** Exercise **
Retype exactly the lines from the first one through the line with "s in series)", including both ends; skip any pictures.

--- Recorded information ---

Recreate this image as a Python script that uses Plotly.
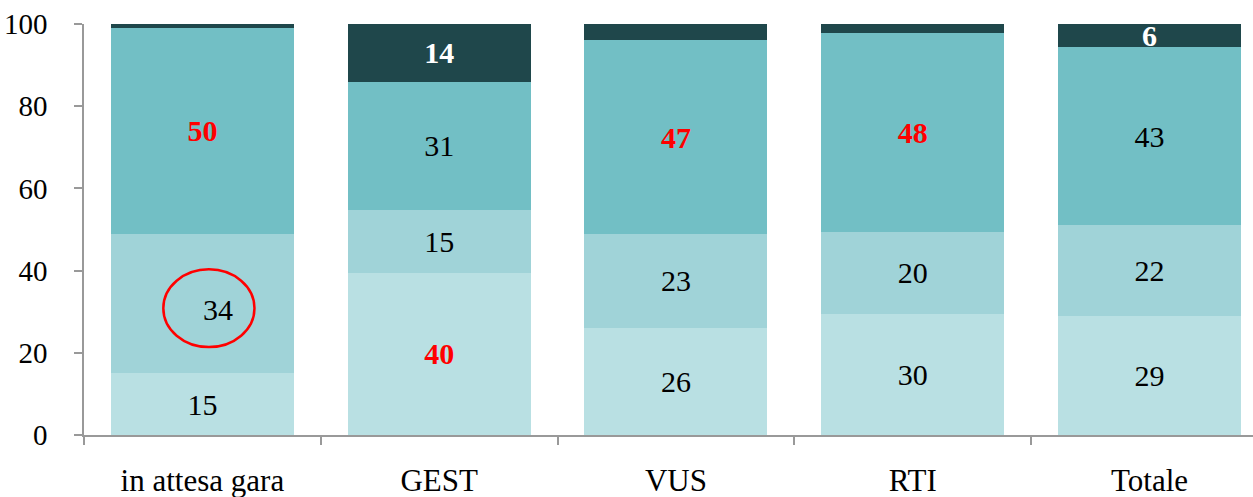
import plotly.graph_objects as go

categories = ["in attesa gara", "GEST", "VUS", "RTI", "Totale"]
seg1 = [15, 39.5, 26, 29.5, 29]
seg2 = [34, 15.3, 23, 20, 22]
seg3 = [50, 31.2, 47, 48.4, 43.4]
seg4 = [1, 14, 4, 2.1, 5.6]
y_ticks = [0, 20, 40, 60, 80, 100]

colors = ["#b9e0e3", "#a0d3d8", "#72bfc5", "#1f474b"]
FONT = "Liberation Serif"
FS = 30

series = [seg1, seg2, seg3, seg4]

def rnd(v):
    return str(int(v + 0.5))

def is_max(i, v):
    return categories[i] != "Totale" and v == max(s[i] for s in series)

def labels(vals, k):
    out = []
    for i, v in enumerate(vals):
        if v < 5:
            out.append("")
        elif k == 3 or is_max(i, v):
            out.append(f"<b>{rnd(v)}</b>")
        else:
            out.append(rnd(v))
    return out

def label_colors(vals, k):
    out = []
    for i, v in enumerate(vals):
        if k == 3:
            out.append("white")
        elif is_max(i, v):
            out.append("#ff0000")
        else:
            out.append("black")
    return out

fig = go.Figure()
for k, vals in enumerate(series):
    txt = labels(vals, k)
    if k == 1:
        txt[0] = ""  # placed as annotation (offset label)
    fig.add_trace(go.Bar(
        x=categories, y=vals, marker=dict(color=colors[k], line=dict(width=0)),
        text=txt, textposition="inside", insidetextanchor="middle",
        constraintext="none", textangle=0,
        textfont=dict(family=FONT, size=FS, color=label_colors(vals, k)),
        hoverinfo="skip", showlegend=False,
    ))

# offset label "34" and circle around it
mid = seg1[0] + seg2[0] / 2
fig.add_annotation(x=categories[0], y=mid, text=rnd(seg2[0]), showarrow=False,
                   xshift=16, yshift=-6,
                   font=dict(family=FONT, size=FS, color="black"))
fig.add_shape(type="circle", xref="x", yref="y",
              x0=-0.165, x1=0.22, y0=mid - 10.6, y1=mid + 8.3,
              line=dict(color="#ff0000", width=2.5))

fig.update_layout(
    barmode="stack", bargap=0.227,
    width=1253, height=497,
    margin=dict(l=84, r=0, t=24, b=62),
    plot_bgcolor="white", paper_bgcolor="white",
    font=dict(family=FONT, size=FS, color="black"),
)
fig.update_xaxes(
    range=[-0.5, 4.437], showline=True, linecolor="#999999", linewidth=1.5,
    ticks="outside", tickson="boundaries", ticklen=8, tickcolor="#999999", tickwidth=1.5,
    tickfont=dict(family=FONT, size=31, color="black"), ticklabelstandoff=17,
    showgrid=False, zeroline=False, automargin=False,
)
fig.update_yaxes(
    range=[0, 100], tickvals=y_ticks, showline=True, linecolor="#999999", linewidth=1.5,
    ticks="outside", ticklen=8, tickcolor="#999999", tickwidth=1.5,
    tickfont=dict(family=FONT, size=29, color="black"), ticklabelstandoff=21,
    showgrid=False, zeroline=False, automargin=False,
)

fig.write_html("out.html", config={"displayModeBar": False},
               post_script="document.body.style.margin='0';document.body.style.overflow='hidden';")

---

** Task result **
Recreate this image as a Python script that uses Plotly.
import plotly.graph_objects as go

categories = ["in attesa gara", "GEST", "VUS", "RTI", "Totale"]
seg1 = [15, 39.5, 26, 29.5, 29]
seg2 = [34, 15.3, 23, 20, 22]
seg3 = [50, 31.2, 47, 48.4, 43.4]
seg4 = [1, 14, 4, 2.1, 5.6]
y_ticks = [0, 20, 40, 60, 80, 100]

colors = ["#b9e0e3", "#a0d3d8", "#72bfc5", "#1f474b"]
FONT = "Liberation Serif"
FS = 30

series = [seg1, seg2, seg3, seg4]

def rnd(v):
    return str(int(v + 0.5))

def is_max(i, v):
    return categories[i] != "Totale" and v == max(s[i] for s in series)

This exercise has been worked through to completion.